Our theme now is that God is Love and therefore, we are as well. The mantra-like nature of this sequence of lessons is a simple veil masking an exponentially deeper and more powerful idea: that we are not separate from God.
This is not to be understood as “in these bodies, with these personalities and stories, we shall be lifted up and incorporated into the perfect unity of God.”
Rather, it is to be understood as: what you are in truth is already one with God and never was and never will be otherwise. We are confused about what we are – no more than that but also, no less.
The second statement obviates the first. If we think that the egoic self – with its body-identification, its time and space orientation, and its language-based relationshps – is God, then we’re confused.
A Course in Miracles is about undoing that confusion. In this sequence of lessons, it de-emphasizes the intellectual approach that tends to dominate the curriculum, in favor of an almost call-and-response simplicity.
If you hate this simplicity, don’t worry. It’s not a crime against God or Nature.
But if you find yourself responding to it – finding it welcome or easy, finding it affirming or familiar – know that somewhere in the deep past, ancestors praise and celebrate you, while in the future your descendents thank you. This is an old and veritable approach to learning.
So in this lesson, for example, the ancillary ideas are that everything we perceive is an echo of the Holy Spirit, who is the Voice for God, and that we are endowed with the power of decision.

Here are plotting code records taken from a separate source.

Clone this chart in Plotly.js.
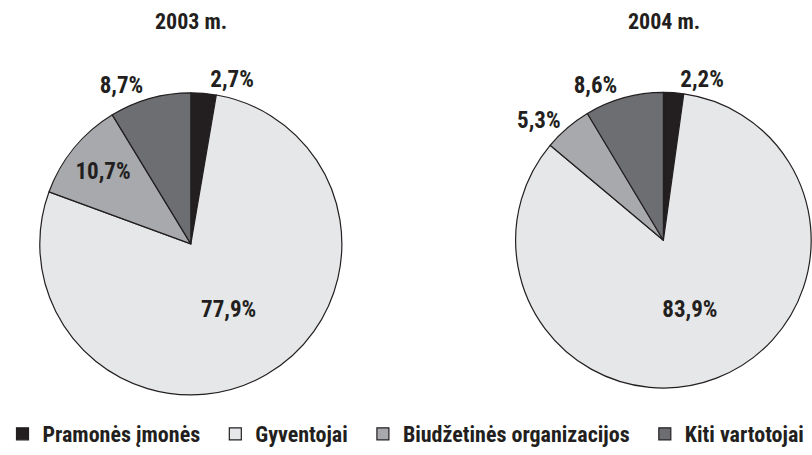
<!DOCTYPE html>
<html><head><meta charset="utf-8">
<script src="https://cdn.plot.ly/plotly-3.0.1.min.js"></script>
<style>body{margin:0;background:#fff}#c{width:812px;height:455px}</style>
</head><body><div id="c"></div>
<script>
const categories = ["Pramonės įmonės", "Gyventojai", "Biudžetinės organizacijos", "Kiti vartotojai"];
const years = ["2003 m.", "2004 m."];
const values2003 = [2.7, 77.9, 10.7, 8.7];
const values2004 = [2.2, 83.9, 5.3, 8.6];
const colors = ["#231f20", "#e6e7e8", "#a7a9ac", "#6d6e71"];
const FONT = "'Roboto Condensed', 'Open Sans', sans-serif";

// extra non-breaking spaces only widen the gap between legend entries
const PAD = "\u00a0\u00a0";
const legendLabels = categories.map((c, i) => i < categories.length - 1 ? c + PAD : c);

function pie(values, domain, positions, show) {
  return {
    type: "pie", labels: legendLabels, values: values, sort: false,
    direction: "clockwise", rotation: 0,
    marker: {colors: colors, line: {color: "#231f20", width: 1.2}},
    texttemplate: "%{value:.1f}%", textposition: positions,
    textfont: {family: FONT, size: 23, color: "#231f20", weight: "bold"},
    insidetextorientation: "horizontal",
    domain: domain, showlegend: show, hoverinfo: "none"
  };
}
const data = [
  pie(values2003, {x: [0.049, 0.421], y: [0.132, 0.796]}, ["outside", "inside", "inside", "outside"], true),
  pie(values2004, {x: [0.635, 0.999], y: [0.147, 0.797]}, ["outside", "inside", "outside", "outside"], false)
];
const titleFont = {size: 22, family: FONT, color: "#231f20", weight: "bold"};
const layout = {
  width: 812, height: 455, separators: ", ",
  margin: {l: 0, r: 0, t: 0, b: 0},
  paper_bgcolor: "#fff", font: {family: FONT, color: "#231f20"},
  annotations: [
    {text: years[0], x: 0.235, y: 0.953, xanchor: "center", yanchor: "middle", xref: "paper", yref: "paper", showarrow: false, font: titleFont},
    {text: years[1], x: 0.818, y: 0.953, xanchor: "center", yanchor: "middle", xref: "paper", yref: "paper", showarrow: false, font: titleFont}
  ],
  legend: {orientation: "h", x: 0.5, xanchor: "center", y: 0, yanchor: "bottom",
    font: {size: 22, family: FONT, color: "#231f20", weight: "bold"}, traceorder: "normal", itemwidth: 30},
  showlegend: true
};
Plotly.newPlot("c", data, layout, {displayModeBar: false, staticPlot: true});
</script></body></html>
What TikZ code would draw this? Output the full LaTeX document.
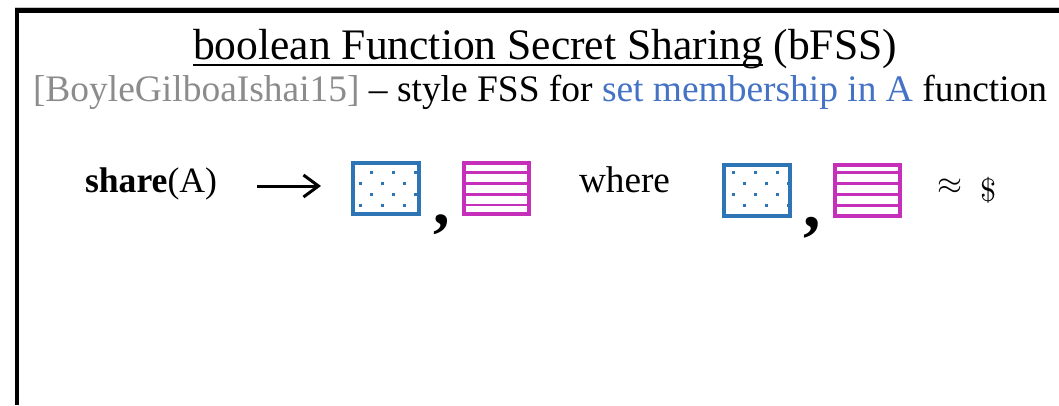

These are not simple ideas. And yet the lesson does not invite us to go into them in an intellectual way – proving them wrong or right, say. Explaining them or theorizing about them.
Rather, the lesson asks us to put right and wrong aside – set analysis aside – and instead focus on something broader – that God is Love and we are not separate from God.
We are being asked to take a very lofty view of ourselves here, one that is beyond the reach of reason and evidence, and thus can only be reached by faith. Intellect is beside the point; sometimes it has to be.
The lesson is asking us to enter what Abhishiktanda called “the Cave of the Heart,” a domain of which Wittgenstein both was and wasn’t signifying when he observed that whatever lay beyond speech could not be spoken of, and thus silence was the better path.
We speak these words – repeat them, mantra-like – and when we are ready and willing, the Holy Spirit will take us to a place of stillness and silence in which the truth of our identity stands so clear and true that we will never again believe the silly idea that you are a body in a world, the latter of which isn’t real, and the former of which is doomed.